Incorporate your best practices of rule interpretation into the crew scheduling tool itself, in order to help each planner make the most informed, and business-prudent decisions. Have it show the specific spots of the plan where the best practice was ignored, and what the impact was on the key performance indicators that drive your business! In many cases, we like to make this exercise into a friendly competition: challenge the planners to create the best plan for one small planning problem, and award prizes to the winners.

Spoiler alert: To achieve the best KPIs, you’ll need to adhere to the best practices!

  1. Lost without “Jimmy”

Practically every organization I’ve come across has a “Jimmy”. That’s my name for the one guy in the organization who knows everything about the planning process, the business rules and their origin, and the main issues in every crew planning level. I started using the name “Jimmy” after an implementation in logistics: the organization had recognized that Jimmy was their #1 planner, and made him responsible for getting his knowledge into our planning system.

Suddenly, every planner became as good as Jimmy: the planning system married Jimmy’s knowledge with optimization technology to propose schedules to the planners. Not only did this significantly improve the quality of planning, but it also reduced the company’s dependency on a single individual. Don’t wait for your master planner to leave or to retire! Incorporate your best tribal knowledge into a centralized staff planning system that can also help you optimize the entire planning-scheduling-execution process.

  1. “Yeah, but”

Another key question to identify is, “Who is in charge of your planning process, and what are their goals?”

In one specific case, headcount planning resulted in lengthy, heated discussions between the central planning group and the individual airport staff. The regional airport folks wanted permission to hire more, and the central planning group were motivated to run an efficient operation. The way to remove the heat from the discussion is to get rid of the “yeah, buts”, such as “there’s a lot of bad weather here”, “our airport’s layout makes us inefficient”, etc. Agreeing up front on the engagement standards and goals, and taking the regional staff through the demand building process using quantifiable performance metrics can really reduce the room for a difference of interpretation.

While the executing group is key in identifying the right business rules and the right process, after agreeing to these rules the plan should be created separately from the executing group.
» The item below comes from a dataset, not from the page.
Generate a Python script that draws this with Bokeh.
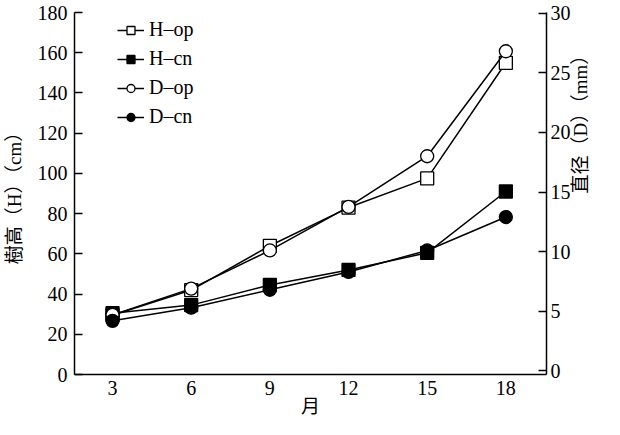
import math
from bokeh.plotting import figure
from bokeh.models import Range1d, LinearAxis, FixedTicker, Legend, LegendItem
from bokeh.embed import file_html
from bokeh.resources import INLINE

months = [3, 6, 9, 12, 15, 18]
h_op = [29.5, 42, 64, 83, 97.5, 155]
h_cn = [30.5, 34.5, 44.5, 52, 60.5, 91]
d_op = [4.7, 6.9, 10.1, 13.75, 18.0, 26.8]
d_cn = [4.2, 5.3, 6.8, 8.3, 10.1, 12.9]
left_ticks = [0, 20, 40, 60, 80, 100, 120, 140, 160, 180]
right_ticks = [0, 5, 10, 15, 20, 25, 30]
labels = ["H\u2013op", "H\u2013cn", "D\u2013op", "D\u2013cn"]

SERIF = "'Liberation Serif'"
MIXED = "'Liberation Serif', 'Noto Sans CJK SC'"

p = figure(width=604, height=419, output_backend="svg", toolbar_location=None,
           x_range=Range1d(1.55, 19.55), y_range=Range1d(0, 180),
           min_border_left=70, min_border_right=40, min_border_top=12, min_border_bottom=40)
p.extra_y_ranges = {"D": Range1d(-0.3, 30.05)}
p.outline_line_color = None
p.xgrid.visible = False
p.ygrid.visible = False
p.background_fill_color = "white"
p.border_fill_color = "white"


def style(ax):
    ax.minor_tick_line_color = None
    ax.axis_line_width = 1.5
    ax.axis_line_color = "black"
    ax.major_tick_line_width = 1.5
    ax.major_tick_line_color = "black"
    ax.major_label_text_font = SERIF
    ax.major_label_text_font_size = "20px"
    ax.major_label_text_color = "black"
    ax.axis_label_text_font = MIXED
    ax.axis_label_text_font_size = "19px"
    ax.axis_label_text_font_style = "normal"
    ax.axis_label_text_color = "black"


# x axis
xa = p.xaxis[0]
style(xa)
xa.ticker = FixedTicker(ticks=months)
xa.major_tick_in = 0
xa.major_tick_out = 0
xa.major_label_standoff = 6
xa.axis_label = "月"
xa.axis_label_standoff = -2

# left axis
ya = p.yaxis[0]
style(ya)
ya.ticker = FixedTicker(ticks=left_ticks)
ya.major_tick_in = 8
ya.major_tick_out = 0
ya.major_label_standoff = 7
ya.axis_label = "樹高（H）（cm）"
ya.axis_label_standoff = 10

# right axis
ra = LinearAxis(y_range_name="D", ticker=FixedTicker(ticks=right_ticks))
style(ra)
ra.major_tick_in = 8
ra.major_tick_out = 0
ra.major_label_standoff = 4
ra.axis_label = "直径（D）（mm）"
ra.axis_label_standoff = 7
try:
    ra.axis_label_orientation = math.pi / 2
except Exception:
    pass
p.add_layout(ra, "right")

items = []
series = [
    (h_op, "square", "white", "default", labels[0]),
    (h_cn, "square", "black", "default", labels[1]),
    (d_op, "circle", "white", "D", labels[2]),
    (d_cn, "circle", "black", "D", labels[3]),
]
for ys, marker, fill, rng, lab in series:
    kw = {} if rng == "default" else {"y_range_name": rng}
    ln = p.line(months, ys, line_color="black", line_width=1.5, **kw)
    sc = p.scatter(months, ys, marker=marker, size=13,
                   fill_color=fill, line_color="black", line_width=1.3, **kw)
    items.append(LegendItem(label=lab, renderers=[ln, sc]))

legend = Legend(items=items, location=(43, 246), padding=0, margin=0,
                glyph_width=27, glyph_height=20, label_standoff=5, spacing=6,
                label_text_font=SERIF, label_text_font_size="20px",
                label_text_color="black",
                border_line_color=None, background_fill_alpha=0)
p.add_layout(legend, "center")

open("out.html", "w").write(file_html(p, INLINE))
Build the plan, then use the strength of the executing group to adapt to necessary changes on the day of execution.  But let data drive the discussion!

  1. “I think we’re doing pretty well”

Your reports show that your crew is 73% efficient. Considering that your top planner achieves 75% efficiency, you are pretty happy about that number. However, why would you assume that 80% efficiency is not possible for that top planner… or across the board for everyone?

Assessing the value of improving the quality of your planning doesn’t stop there. Consider the time saved in creating the plans, the indirect benefits of guiding your decisions based on the business rules, the possibility of making some small changes to the overtime rules in the next union negotiations, augmenting your personnel intelligence with non-human resources and technology to optimize the equation. What could those things do for your bottom line?

Only by measuring what you’re leaving on the table, can you judge what action steps to take.

In most discussions, I’ve found that airlines know there is something to gain. There is a gut feeling that they could do better, without really knowing how to quantify it. For me personally, this is the fun part: in every competition I’ve set up between planner and optimization algorithm, the incremental improvements in performance gained through the combination of both soars into double digits.

Which of the above areas come as a surprise to you?